Withers is a proper songwriter, which can’t always be said for soul singers. You know “Ain’t No Sunshine,” which is a better performance than I remember it being, but the rest of the songs are pretty good. As someone else (Christgau?) described him, it’s almost as if Withers is a folkie who sings soul.
Withers is a pretty good singer, he’s not Al Green but he’s got a distinct and pretty good voice. And when he decides to vamp a bit, you really get to imagine what he would be like in concert. At least some of why I like this as much as I do have to do with his voice, which rescues some of the slicker songs.

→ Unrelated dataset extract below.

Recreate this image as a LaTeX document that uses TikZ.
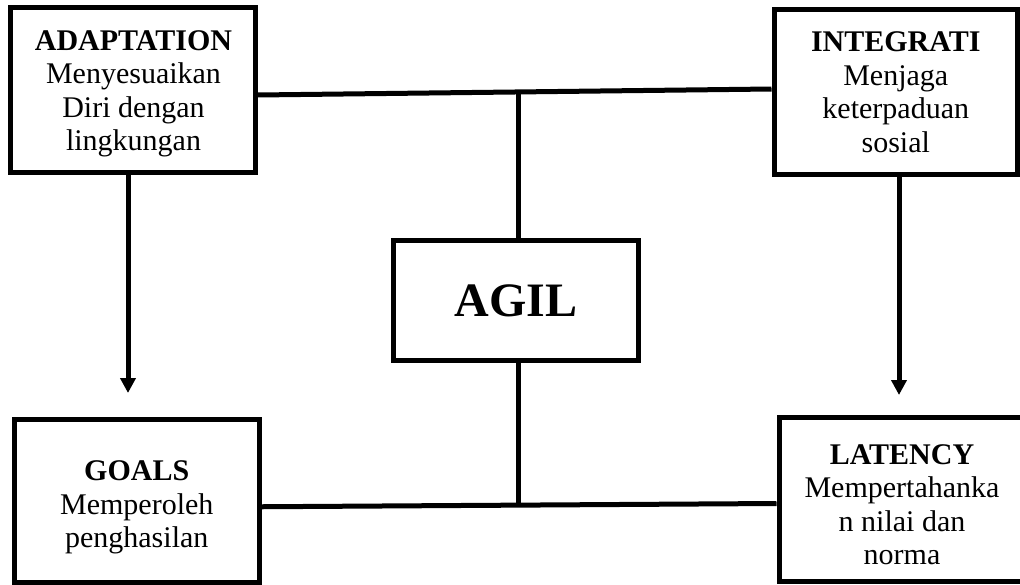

He’s backed by most of the MGs, minus Cropper, plus some rock musicians, most notably Stephen Stills. (I have no idea how many tracks Stills and Keltner play on. I don’t always hear a lead guitar part, so I assume Stills is the lead on only some songs.) This is certainly not the sound of the MGs I remember and I wonder how much of this has to do with leaving Stax and how much it has to do with missing Cropper. Cropper was off doing his own thing and it would be interesting to hear if the records he was producing in 1971 sound grittier and rougher than this thing, which is much slicker than anything the MGs made at Stax.
Perhaps my favourite thing about the record are Withers’ takes on “Everybody’s Talkin'” and “Let It Be.” The former is definitely better than Nilsson’s iconic version and the latter is so far from an obvious take it might be my favourite cover of that Beatles song I’ve ever heard.
Anyway, though it’s a little slick for my tastes – too much strings!!! – it’s a pretty great debut, full of good songs, two excellent covers, and excellent soul singing.